The non-profit Wreaths Across America Organization recently expanded the program by offering supporters with the opportunity to sponsor a wreath.

The local wreath ceremony had a rifle salute, speech by Lt. Col. Spieth USAF Ret./Cap. presenting of the colors, wreath laying and the playing of the taps.

Lafonso said the wreaths that were used in Saturday’s ceremonies in Lee County arrived that morning from Maine.

Spieth read a poem titled “A Different Christmas Poem” to the crowd who gathered around the park.

A portion of the poem read, “Standing out in the cold and the dark of the night, a lone figure stood, his face weary and tight. A soldier, I puzzled, some twenty years old, perhaps a Marine, huddled here in the cold. Alone in the dark, he looked up and smiled, standing watch over me, and my wife and child.”

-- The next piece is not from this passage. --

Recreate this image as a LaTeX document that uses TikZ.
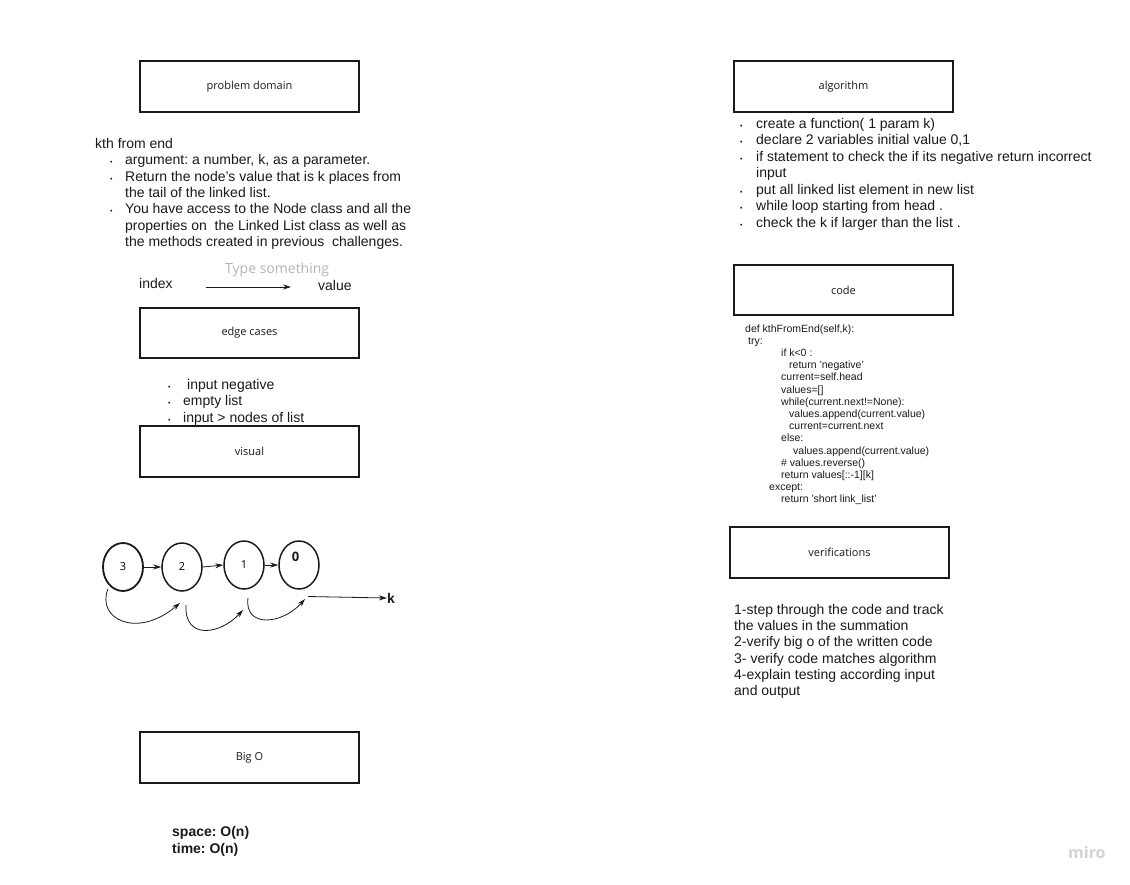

The poem that Spieth read concluded by stating “Just tell us you love us, and never forget. To fight for our rights back at home while we’re gong, to stand your own watch, no matter how long. For when we come home, either standing or dead, to know you remember we fought and we bled. Is payment enough, and with that we will trust, that we mattered to you as you mattered to us.”

Lafonso said Lt. Col. Spieth decided to hold the ceremony in Cape Coral because it is a beautiful tradition.

She said the ceremony was very touching to her because many of her husband’s family members served in all the branches of the military.

“Personally, to me, it was very touching,” Lafonso said about the ceremony because it provided her with the opportunity to honor her family members.

She said the ceremony at Eco Park was also nice because the wreaths honored all the veterans of each military branch.